Так почему они притворяются, что не знают? Почему уверяют, что взрыв высотки был случайностью?
Я вспоминаю все новости, что смотрел, пока жил с мамой в КК. Если все дурные вести так смягчают, чтобы у народа резьбу не сорвало, значит, дела наши куда хуже, чем я думал.
* * *
Чуть позже мне удается покинуть палату, и настроение становится получше. Капрал Миллер достает для меня кресло-коляску с электроприводом и после небольшой лекции о принципах вождения и больничных ПДД выводит меня на первую прогулку.
– Куда хочешь пойти? – спрашивает она, пока мы катимся по коридору. Во всем госпитале такая же минималистическая обстановка, как в моей комнате, – мебель из нержавейки, белые стены без украшений и ковровое покрытие унылого асфальтового цвета.
– Не знаю. Есть здесь место, куда стоит сходить? Желательно, чтобы там были цвета поразнообразнее.
– На верхнем этаже есть комната отдыха, на нижнем – кафетерий. Можешь попробовать твердую пищу, если хочешь. Доктор говорит, твой кишечник уже должен с ней справляться.
– Заманчивое предложение, – говорю я. – Кормежка приличная?
– О да. Традиционный армейский набор выпечки и три варианта кофе, – отвечает она с легкой улыбкой. – Мы не экономим на питании наших гостей.
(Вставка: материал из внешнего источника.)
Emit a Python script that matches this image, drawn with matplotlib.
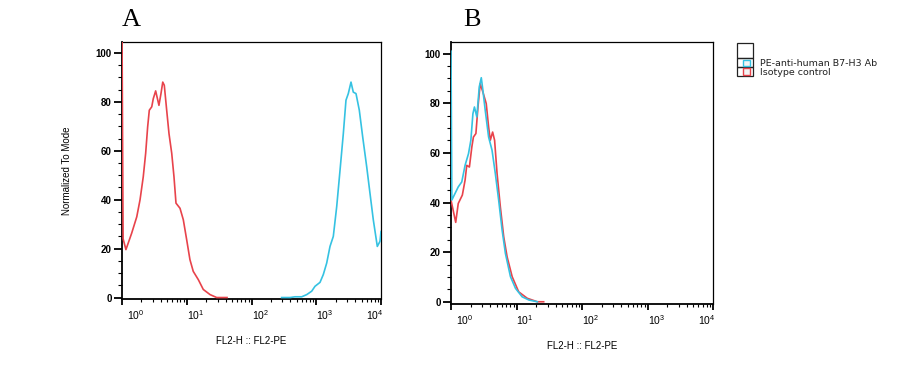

– Тогда пойдем. Умираю как хочу чего-нибудь наконец пожевать.
* * *
Кафетерий выглядит повеселее, чем остальной госпиталь. На подоконниках окон-проекций – горшки с пластиковыми цветами. За окнами – тихий пляж, что, скорее всего, ни капли не похоже на реальный пейзаж снаружи. Я знаю, что на берегах Великих озер немного осталось незасоренных мест, и если что и сохранилось, то в богатых пригородах, а не рядом с военным объектом.